ELLEN SWEENEY: Yeah, I think, when he says that, he really means it. A lot of startups have this mindset of creating hockey stick growth and they want to be the unicorn. They’re taking a lot of cash upfront, but then they’re stuck with creating return on it and all of a sudden your decisions become money and investor-focused instead of customer-focused.
ELLEN SWEENEY: It’s been really important for us to stay lean with steady growth, to allow us to keep our focus on the purpose, which is our customers and obviously the most important to me, our employees. Because of that, we’ve been able to create an environment where our employees are our top priority. That’s allowed us to cultivate a really beautiful culture.
DAMON KLOTZ: One of the most important and also potentially stressful parts of an employee experience, depending on your relationship and some of the previous experiences you’ve had, is with your performance development or performance management process.
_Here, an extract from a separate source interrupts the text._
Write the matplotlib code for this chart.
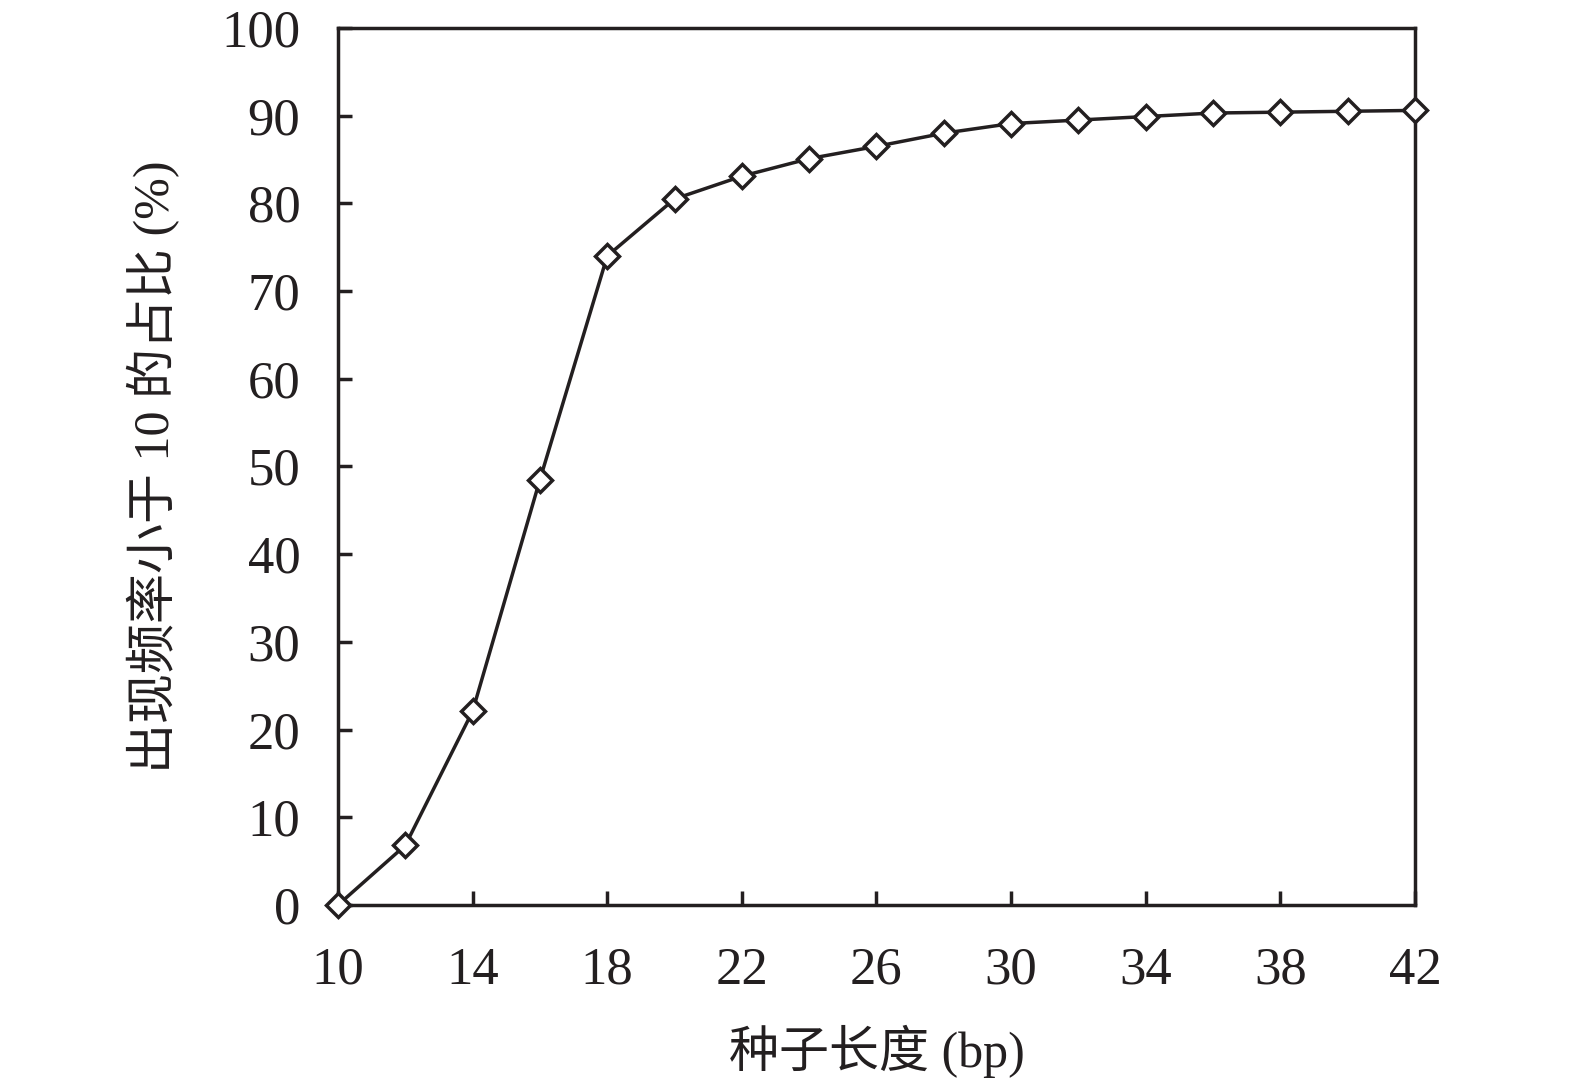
import matplotlib
matplotlib.use("Agg")
import matplotlib.pyplot as plt

seed_length = [10, 12, 14, 16, 18, 20, 22, 24, 26, 28, 30, 32, 34, 36, 38, 40, 42]
ratio = [0.0, 6.8, 22.1, 48.5, 74.0, 80.5, 83.1, 85.1, 86.5, 88.0, 89.1, 89.5, 89.9, 90.3, 90.4, 90.5, 90.6]
x_ticks = [10, 14, 18, 22, 26, 30, 34, 38, 42]
y_ticks = [0, 10, 20, 30, 40, 50, 60, 70, 80, 90, 100]
x_label = "种子长度 (bp)"
y_label = "出现频率小于 10 的占比 (%)"

plt.rcParams['font.family'] = ['Liberation Serif', 'Noto Sans CJK SC', 'DejaVu Sans']
ink = '#231f20'

fig = plt.figure(figsize=(15.75, 10.88), dpi=100)
ax = fig.add_axes([0.2146, 0.1682, 0.8984 - 0.2146, 0.9743 - 0.1682])

ax.plot(seed_length, ratio, color=ink, linewidth=2.5, marker='D', markersize=12.5,
        markerfacecolor='white', markeredgecolor=ink, markeredgewidth=2.5,
        clip_on=False, zorder=5)

ax.set_xlim(10, 42)
ax.set_ylim(0, 100)
ax.set_xticks(x_ticks)
ax.set_yticks(y_ticks)
ax.tick_params(direction='in', length=10, width=2.5, color=ink, labelsize=38,
               labelcolor=ink)
ax.tick_params(axis='x', pad=30)
ax.tick_params(axis='y', pad=27)
for s in ax.spines.values():
    s.set_linewidth(2.5)
    s.set_color(ink)

ax.set_xlabel(x_label, fontsize=36, color=ink, labelpad=22)
ax.set_ylabel(y_label, fontsize=36, color=ink, labelpad=30)

fig.savefig("out.png", dpi=100)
In some organizations this is really well thought out and it is quite empathetic towards the employee.
Then in other times, I know in places I’ve worked it might just be an afterthought conversation. It can be quite a stressful actual process for someone to go through. From your perspective, what role does empathy play in your performance development process?
ELLEN SWEENEY: Empathy in performance development I think is incredibly important. Because talking about your career growth or compensation or how you’re feeling at a company and where you’re going is really a terrifying thing. What we have tried to do is make it really comfortable and make sure that everybody understands how to have those conversations so that it can always feel like a two-way communication versus, “I’m going to as your manager sit down and give you feedback and you’re going to listen. Then you’re going to leave the room.”
ELLEN SWEENEY: We’ve tried to make it a really open dialogue. There is weekly one-on-ones between managers and their direct reports where sure they’re going through things in the business and what they’re working on, but that’s also an opportunity for feedback on a regular basis. We have a very transparent process in our annual compensation reviews where people know exactly what to expect and when those things are coming up to try and remove the fear around those things.
But also, especially as a people team, our job is to make sure that our team members feel empowered to have those conversations with their managers. There’s a lot of coaching and empathy that happens to prepare them to have those. There’s a lot of people that will come to me and say, “Hey, I want to understand how I ask my manager for promotion. What do I do to navigate that conversation?” It’s then on me to empathize with how scary that could be to bring up and coach through how to approach that topic comfortably.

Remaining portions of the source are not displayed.